Our crosscompiler generator script is more helpful on errors and learned building gcc (the “GNU compiler suite”) for non-C languages, including some extensions to support Ada in particular.
abuild now produces proper logs when building the tools (below util/), making it easier to track down issues in that area from error reports on our continuous build system.

The standard seabios released used by our build system is now 1.8.2, up from 1.7.5. In other payload related news, coreboot doesn’t initialize PS/2 keyboards by itself by default, but expects the payload to do so. The option to re-enable the initialization (as well as the code it controls) is still around.

The intel-related utilities saw some improvements, with ifdtool supporting the new IFD v2 better (as used on Skylake), and inteltool able to detect Intel’s 4-Series.

The tree also saw some improvements with regard to portability and should behave better when building on MinGW, Cygwin, Mac OS X and FreeBSD host.

Update: coreboot conference in Bonn, Germany, October 2015

TL;DR: Book your flights/hotel now and submit talks! More info at http://coreboot.org/Coreboot_conference_Bonn_2015

Dear vendors, developers, users and interested parties,

on behalf of the Federal Office for Information Security (BSI) Germany I would like to invite you to the coreboot conference and developer meeting on October 9-11 2015 in Bonn, Germany.

This conference and developer meeting is geared towards manufacturers of hardware (processors, chipsets, mainboards and servers/ laptops/ tablets/ desktops/ appliances) as well as developers of firmware with an interest in coreboot and the possibilities it offers as well as (potential) coreboot users.
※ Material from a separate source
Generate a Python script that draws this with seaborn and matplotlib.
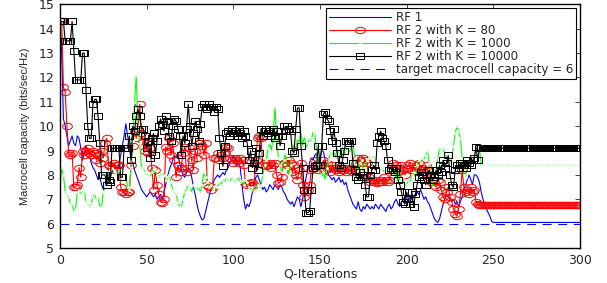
import matplotlib
matplotlib.use("Agg")
import matplotlib.pyplot as plt
from matplotlib.path import Path
from matplotlib.transforms import Affine2D
import seaborn as sns
import numpy as np

# values, one per Q-iteration
rf1 = [
    14.3, 13.0, 10.3, 10.0, 9.6, 9.2, 9.4, 9.6, 9.3, 9.2,
    9.6, 9.5, 9.1, 8.6, 8.9, 9.2, 9.0, 8.8, 8.5, 8.3,
    8.2, 8.0, 7.8, 7.9, 7.6, 7.4, 7.5, 7.8, 8.0, 7.9,
    8.1, 8.3, 8.2, 8.0, 8.4, 8.8, 9.2, 9.6, 10.1, 9.6,
    9.2, 8.6, 8.5, 8.2, 8.0, 7.8, 7.6, 7.4, 7.3, 7.2,
    7.1, 7.2, 7.3, 7.2, 7.1, 7.2, 7.0, 7.1, 7.2, 7.0,
    7.3, 7.6, 7.9, 8.2, 8.4, 8.6, 8.8, 8.7, 8.9, 8.5,
    8.2, 8.0, 7.9, 8.1, 8.3, 8.2, 7.9, 7.5, 7.2, 6.8,
    6.5, 6.3, 6.15, 6.2, 6.5, 6.8, 7.1, 7.4, 7.6, 7.8,
    7.9, 8.0, 7.9, 8.0, 8.1, 8.0, 8.2, 8.3, 8.5, 8.6,
    8.8, 8.6, 8.4, 8.5, 8.3, 7.6, 7.0, 6.6, 6.8, 6.7,
    6.9, 7.3, 7.6, 7.9, 8.0, 7.8, 7.6, 7.4, 7.5, 7.3,
    7.4, 7.6, 7.5, 7.4, 7.6, 7.5, 7.4, 7.6, 7.5, 7.3,
    7.2, 7.0, 6.9, 6.8, 6.9, 6.7, 6.9, 7.1, 7.0, 6.7,
    7.0, 7.5, 7.9, 8.2, 8.5, 8.7, 8.6, 8.8, 8.9, 8.5,
    8.7, 9.0, 8.95, 8.6, 8.2, 8.0, 7.9, 7.8, 7.9, 7.7,
    7.8, 7.9, 7.7, 7.8, 7.6, 7.7, 7.4, 7.2, 7.0, 6.8,
    6.7, 6.6, 6.9, 6.6, 6.5, 6.7, 6.6, 6.8, 6.7, 6.6,
    6.7, 6.6, 6.8, 6.7, 6.6, 6.8, 6.7, 6.6, 6.5, 6.7,
    6.8, 6.6, 6.7, 6.9, 7.0, 6.8, 6.7, 6.9, 7.0, 7.1,
    7.0, 6.9, 7.1, 7.0, 7.1, 7.2, 7.3, 7.2, 7.4, 7.2,
    7.0, 7.1, 6.9, 6.8, 6.6, 6.4, 6.2, 6.1, 6.05, 6.2,
    6.5, 6.8, 7.0, 7.2, 7.1, 7.0, 6.9, 7.0, 6.8, 6.9,
    6.7, 6.9, 7.1, 7.4, 7.6, 7.8, 8.0, 7.8, 7.6, 8.0,
    8.0, 7.9, 7.7, 7.3, 7.0, 6.8, 6.6, 6.45, 6.3, 6.1,
]
rf1 = rf1 + [6.05] * (301 - len(rf1))

k80 = [
    14.3, 14.3, 11.6, 11.4, 10.0, 8.9, 8.8, 8.9, 7.5, 7.5,
    7.6, 8.3, 7.9, 9.0, 8.8, 9.0, 9.1, 8.9, 8.8, 9.0,
    8.9, 8.6, 8.8, 8.5, 9.0, 8.7, 9.3, 9.5, 8.4, 8.35,
    8.3, 8.5, 8.2, 8.4, 8.4, 7.5, 7.3, 7.3, 7.2, 7.3,
    7.3, 8.4, 9.2, 9.8, 9.5, 9.9, 10.9, 9.7, 9.4, 9.0,
    9.3, 8.9, 9.1, 8.3, 7.4, 8.2, 7.6, 7.2, 6.9, 6.85,
    7.0, 9.15, 9.0, 9.5, 8.8, 9.3, 8.6, 7.9, 8.4, 8.1,
    8.3, 8.9, 9.15, 8.1, 8.3, 9.1, 8.6, 8.2, 9.0, 8.7,
    9.3, 9.3, 9.2, 8.8, 9.3, 7.6, 7.5, 7.4, 7.5, 8.7,
    8.7, 8.9, 8.6, 8.8, 8.7, 8.9, 9.15, 9.1, 8.7, 8.6,
    8.5, 8.7, 8.6, 8.5, 8.7, 8.6, 8.4, 7.65, 7.6, 7.65,
    7.6, 7.7, 7.6, 8.6, 9.5, 9.6, 9.5, 8.4, 8.5, 8.35,
    8.4, 8.5, 8.3, 8.4, 8.5, 8.0, 7.65, 7.7, 7.9, 8.5,
    8.5, 8.4, 8.6, 8.5, 8.1, 8.4, 8.0, 7.8, 8.2, 8.5,
    7.6, 7.1, 7.3, 7.4, 7.6, 8.2, 8.3, 8.6, 8.4, 8.2,
    8.4, 8.3, 8.6, 8.2, 8.5, 8.3, 8.1, 8.4, 8.3, 8.2,
    8.3, 8.1, 8.2, 8.3, 8.2, 8.1, 8.3, 8.2, 8.3, 8.1,
    8.2, 8.5, 8.7, 8.6, 8.5, 8.7, 8.6, 8.5, 7.9, 7.7,
    7.8, 7.7, 7.8, 7.65, 7.7, 7.8, 7.7, 7.9, 7.8, 7.7,
    7.8, 8.2, 8.5, 8.3, 8.4, 8.1, 8.3, 8.4, 8.2, 8.0,
    8.3, 8.4, 8.5, 8.2, 8.3, 8.1, 8.4, 8.5, 8.3, 8.2,
    8.1, 8.4, 8.2, 7.9, 7.7, 7.8, 7.6, 7.5, 7.8, 7.7,
    7.4, 7.1, 7.0, 7.3, 7.5, 7.1, 6.9, 6.6, 6.4, 6.3,
    6.6, 7.2, 8.2, 7.5, 7.3, 7.4, 7.2, 7.5, 7.3, 7.4,
    6.9, 6.8, 6.75,
]
k80 = k80 + [6.75] * (301 - len(k80))

k1000 = [
    7.5, 8.3, 8.0, 7.3, 7.2, 7.1, 6.8, 6.8, 6.5, 6.6,
    7.3, 7.4, 7.2, 7.3, 7.4, 6.9, 6.8, 6.7, 6.8, 7.1,
    7.2, 7.0, 7.1, 6.7, 6.7, 7.3, 7.5, 7.7, 8.1, 8.2,
    8.3, 8.2, 8.1, 8.0, 8.2, 8.0, 7.9, 8.0, 7.9, 7.5,
    7.4, 8.3, 9.4, 11.0, 12.1, 10.0, 9.3, 8.3, 8.3, 8.1,
    8.0, 8.0, 7.9, 8.1, 8.3, 8.2, 8.0, 7.9, 8.0, 8.1,
    8.0, 7.8, 7.9, 8.0, 7.7, 7.4, 7.3, 7.2, 6.9, 6.7,
    6.7, 7.0, 7.3, 7.4, 7.6, 7.5, 7.3, 7.6, 7.5, 7.4,
    7.5, 7.3, 7.6, 8.1, 7.9, 7.7, 7.5, 7.6, 7.4, 7.5,
    7.6, 7.5, 7.7, 7.6, 7.8, 7.7, 7.9, 7.8, 7.7, 7.9,
    7.8, 7.7, 7.8, 7.9, 7.7, 7.8, 7.6, 7.8, 7.7, 7.5,
    7.4, 7.5, 7.3, 7.4, 7.6, 7.5, 7.6, 8.0, 8.4, 8.6,
    9.1, 9.3, 9.0, 9.6, 10.8, 9.5, 8.7, 8.4, 8.1, 8.6,
    8.9, 8.3, 8.0, 8.4, 9.0, 9.3, 9.0, 9.5, 9.3, 9.8,
    9.2, 9.6, 9.1, 9.3, 9.5, 9.4, 9.8, 9.7, 9.0, 8.5,
    8.0, 7.9, 8.1, 7.8, 8.3, 8.6, 8.9, 8.8, 9.0, 8.7,
    9.1, 8.9, 8.7, 9.2, 8.8, 9.0, 9.1, 8.9, 9.2, 9.45,
    8.7, 8.4, 8.2, 8.5, 8.6, 8.1, 8.3, 8.6, 8.7, 8.75,
    8.7, 8.75, 8.6, 8.4, 8.3, 8.2, 8.3, 8.1, 8.2, 8.2,
    8.25, 8.2, 8.0, 8.3, 7.8, 8.2, 7.8, 7.7, 7.9, 7.5,
    7.6, 7.8, 7.7, 8.0, 8.1, 7.9, 8.4, 8.6, 8.5, 8.7,
    8.6, 8.8, 9.0, 8.5, 7.9, 7.5, 7.8, 8.2, 8.7, 9.1,
    9.0, 9.1, 8.9, 8.7, 8.6, 8.5, 8.6, 9.2, 9.7, 10.0,
    9.8, 9.5, 8.7, 8.0, 7.9, 8.4, 8.6, 8.5, 8.6, 8.6,
    9.1, 9.1, 9.1,
]
k1000 = k1000 + [8.4] * (301 - len(k1000))

k10000 = [
    14.3, 14.3, 14.3, 13.5, 13.5, 13.5, 13.5, 14.3, 13.1, 11.9,
    11.9, 11.9, 11.9, 13.0, 13.0, 11.5, 10.0, 9.5, 9.5, 10.9,
    11.1, 11.1, 10.4, 9.3, 8.0, 8.0, 8.0, 7.6, 7.8, 7.7,
    9.1, 9.1, 9.1, 9.1, 9.1, 7.9, 7.9, 9.1, 9.1, 9.1,
    9.6, 8.6, 10.0, 9.8, 10.4, 10.7, 10.4, 9.9, 9.9, 9.6,
    9.1, 9.4, 8.7, 9.5, 9.7, 8.8, 9.4, 10.0, 10.3, 10.1,
    9.8, 10.4, 10.2, 9.6, 9.4, 10.0, 10.3, 10.2, 9.9, 9.6,
    8.8, 9.6, 9.3, 9.9, 10.9, 10.0, 9.2, 9.7, 10.2, 9.9,
    9.4, 10.1, 10.8, 10.9, 10.8, 10.7, 10.9, 10.8, 10.8, 10.6,
    10.8, 10.7, 9.5, 8.9, 8.35, 9.2, 9.7, 9.8, 9.6, 9.9,
    9.7, 9.8, 9.6, 9.9, 9.7, 9.5, 9.8, 9.6, 9.3, 8.6,
    9.0, 8.3, 8.5, 9.1, 8.2, 8.9, 9.9, 9.6, 9.8, 9.9,
    9.7, 9.8, 9.6, 9.9, 9.5, 9.8, 9.6, 9.2, 9.6, 10.0,
    9.8, 10.0, 9.9, 9.8, 9.0, 8.9, 9.9, 10.75, 10.75, 9.2,
    8.3, 7.4, 6.45, 6.45, 6.5, 7.4, 8.3, 8.35, 8.4, 9.2,
    8.4, 9.2, 10.5, 10.6, 10.3, 10.2, 9.8, 9.4, 9.9, 9.3,
    8.9, 8.4, 8.3, 8.6, 9.0, 9.4, 9.4, 9.3, 9.4, 8.5,
    8.2, 7.9, 7.8, 8.1, 7.9, 8.0, 7.6, 7.1, 7.1, 8.0,
    8.2, 8.4, 8.2, 9.3, 9.6, 9.8, 9.5, 9.4, 9.2, 8.6,
    8.2, 8.3, 8.2, 8.1, 8.3, 7.8, 7.6, 7.3, 6.9, 6.8,
    7.3, 7.0, 6.8, 7.3, 6.7, 7.2, 7.6, 7.9, 8.1, 8.0,
    7.8, 7.6, 8.0, 8.2, 8.0, 7.8, 7.9, 8.2, 8.0, 8.4,
    8.1, 8.6, 8.3, 8.5, 8.8, 8.0, 7.6, 7.5, 8.2, 8.4,
    8.3, 8.5, 8.5, 8.4, 8.3, 8.6, 8.5, 8.4, 8.6, 8.7,
    9.15, 8.6, 9.1,
]
k10000 = k10000 + [9.1] * (301 - len(k10000))

target = 6
xticks = [0, 50, 100, 150, 200, 250, 300]
yticks = [5, 6, 7, 8, 9, 10, 11, 12, 13, 14, 15]

sns.set_style("white")
plt.rcParams['font.family'] = ['DejaVu Sans']
plt.rcParams['font.size'] = 9

# the reference is squashed a little, so circles and squares come out wide
ellipse = Path.unit_circle().transformed(Affine2D().scale(1.0, 0.66))
box = Path([(-1, -0.75), (1, -0.75), (1, 0.75), (-1, 0.75), (-1, -0.75)],
           [Path.MOVETO, Path.LINETO, Path.LINETO, Path.LINETO, Path.CLOSEPOLY])

fig = plt.figure(figsize=(6.07, 2.83), dpi=100)
ax = fig.add_axes([0.0988, 0.1237, 0.8567, 0.8608])

it = np.arange(301)
sns.lineplot(x=it, y=rf1, ax=ax, color='#0000ff', lw=0.8, label='RF 1')
sns.lineplot(x=it, y=k80, ax=ax, color='#ff0000', lw=0.8, marker=ellipse,
             markersize=7, markerfacecolor='none', markeredgecolor='#ff0000',
             markeredgewidth=0.7, label='RF 2 with K = 80')
sns.lineplot(x=it, y=k1000, ax=ax, color='#00ff00', lw=0.8, marker='.',
             markersize=2.5, label='RF 2 with K = 1000')
sns.lineplot(x=it, y=k10000, ax=ax, color='#000000', lw=0.8, marker=box,
             markersize=6, markerfacecolor='none', markeredgecolor='#000000',
             markeredgewidth=0.7, label='RF 2 with K = 10000')
ax.axhline(target, color='#0000ff', lw=0.8, ls=(0, (8, 6)),
           label='target macrocell capacity = 6')

ax.set_xlim(0, 300)
ax.set_ylim(5, 15)
ax.set_xticks(xticks)
ax.set_yticks(yticks)
ax.tick_params(direction='in', length=3.5, width=0.6, top=True, right=True,
               labelsize=9, pad=4)
for s in ax.spines.values():
    s.set_linewidth(1.0)
    s.set_color('black')
ax.set_xlabel('Q-Iterations', fontsize=9, labelpad=1)
ax.set_ylabel('Macrocell capacity (bits/sec/Hz)',
              family=['Liberation Sans Narrow', 'Liberation Sans'],
              fontsize=8, labelpad=6)

leg = ax.legend(loc='upper right', fontsize=8.6, frameon=True, fancybox=False,
                edgecolor='black', framealpha=1, borderaxespad=0.3,
                handlelength=5.2, labelspacing=0.0, borderpad=0.25,
                handletextpad=0.4, numpoints=1)
leg.get_frame().set_linewidth(0.8)

fig.savefig('out.png', dpi=100)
Both professionals and hobbyists are invited.

The Federal Office for Information Security (BSI) in Germany will host the conference in Bonn, Germany. As the national cyber security authority, the goal of the BSI is to promote IT security in Germany. For this reason, the BSI has funded coreboot development in the past for security reasons.

The date of the coreboot conference is Friday October 9 to Sunday October 11, 2015. This is scheduled directly after Embedded Linux Conference Europe to make travel arrangements easier for people attending both events.
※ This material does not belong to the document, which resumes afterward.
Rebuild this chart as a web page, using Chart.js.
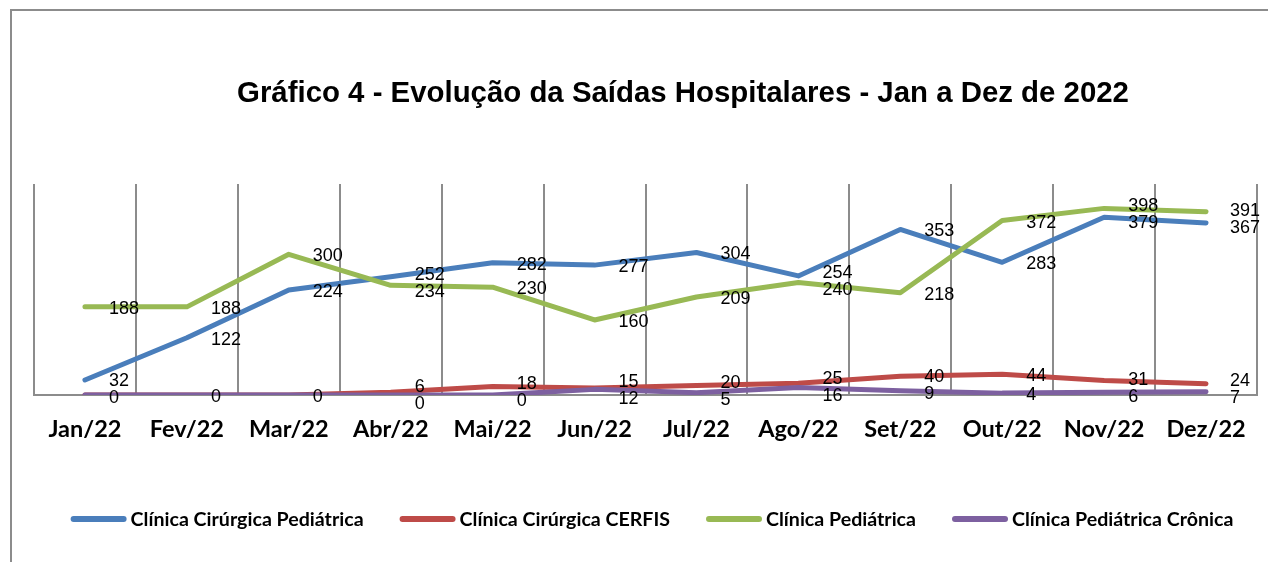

For the rest of the invitation letter, travel information, a call for presentations and more please see http://coreboot.org/Coreboot_conference_Bonn_2015

 

2015-08-28 Librem 13: Weekly BIOS Update

Author: Larry.Moberg@puri.sm

This post gives some details on the Librem 15 rev2 prototype. One challenge with developing BIOS is finding parts that can be reused; coreboot makes heavy reuse of certain pieces of code.

Very Similar

Starting with the chips on the back of the mainboard, the 15 prototype uses the same ene KB3930QF-A1 as the Librem 13, and it is configured to read from an external Macronix MX25L512 SPI flash for firmware. The 15 has this SPI chip on the front side of the board between the DIMMs and the USB3 ports.

The 15 prototype uses a Realtek ALC269 codec via the AC’97. The Librem 13 should have a very similar codec.

On the front (the side visible just by removing the back laptop case), the 15 prototype uses an MX25L6406E SPI flash for the BIOS. The Librem 13 prototype uses a GD25Q64B, but other than the Intel Firmware Descriptor fields for JEDEC ID etc, these chips are interchangeable.

Both CPUs are Broadwell-U. They use the same FSP. They both have the LPC bus exposed on pads.

These similarities help us by reducing the amount of variation between the board subdirs in coreboot and can use the same development rig.

Acceptance Test Matrix

We’ve put together the following tests to validate coreboot builds:

  1. Cold boot: memory controller works.
  2. Cold boot: all installed DRAM is online.
  3. Cold boot: graphics controller works.
  4. Cold boot: SATA controller succeeds.
  5. Cold boot: EC controller responds ok to init code.
  6. Cold boot: LCD backlight turns on.
  7. Cold boot: linux boots ok in text mode.
  8. Cold boot: linux boots ok in framebuffer (boot splash) mode.
  9. Cold boot: X initializes the LCD at full native resolution.
  10. Cold boot: X enables hardware acceleration.
  11. Boot time: Cold boot to grub succeeds in less than a set timeout.
  12. Boot time: Reboot from linux back to linux succeeds in less than a set timeout.
  13. Boot time: Power down succeeds in less than a set timeout.
  14. SeaBIOS test: keyboard works.
  15. Grub test: keyboard works.
  16. Grub test: text mode and framebuffer graphics work.
  17. Cold boot to USB linux succeeds. (We plan to use SeaBIOS for boot device selection, barring major bugs.)
  18. Reboot to USB linux succeeds.
  19. EC test: fan spins.
  20. EC test: holding power for >5 seconds forces a power down.
  21. ACPI test: lid switch works.
  22. ACPI test: power button event received ok.
  23. ACPI test: AC power on/off event received ok.
  24. ACPI+EC+battery test: battery percentage works.
  25. Media keys on keyboard work in linux.
  26. Device tests: internal mic, internal speakers, webcam, webcam mic, wifi, bluetooth, hard drive, SSD, SD card, each USB port, headphone jack.
  27. prime95 (one instance bound to each hyperthread) for a fixed time to test CPU thermal management.
  28. glxgears for a fixed time to test GPU thermal management.
  29. During prime95 test, CPU digital thermal sensor should give reasonable results.
  30. Linux suspend ok.
  31. LCD backlight adjustable in linux.
  32. Linux kernel boot messages should not contain too many errors.

The effort to write Free Software implementations for all binary blobs will continue in parallel.

Secondary items would include further tweaks to PCI IRQ routing, additional ACPI tables, and optimizing battery life/power use.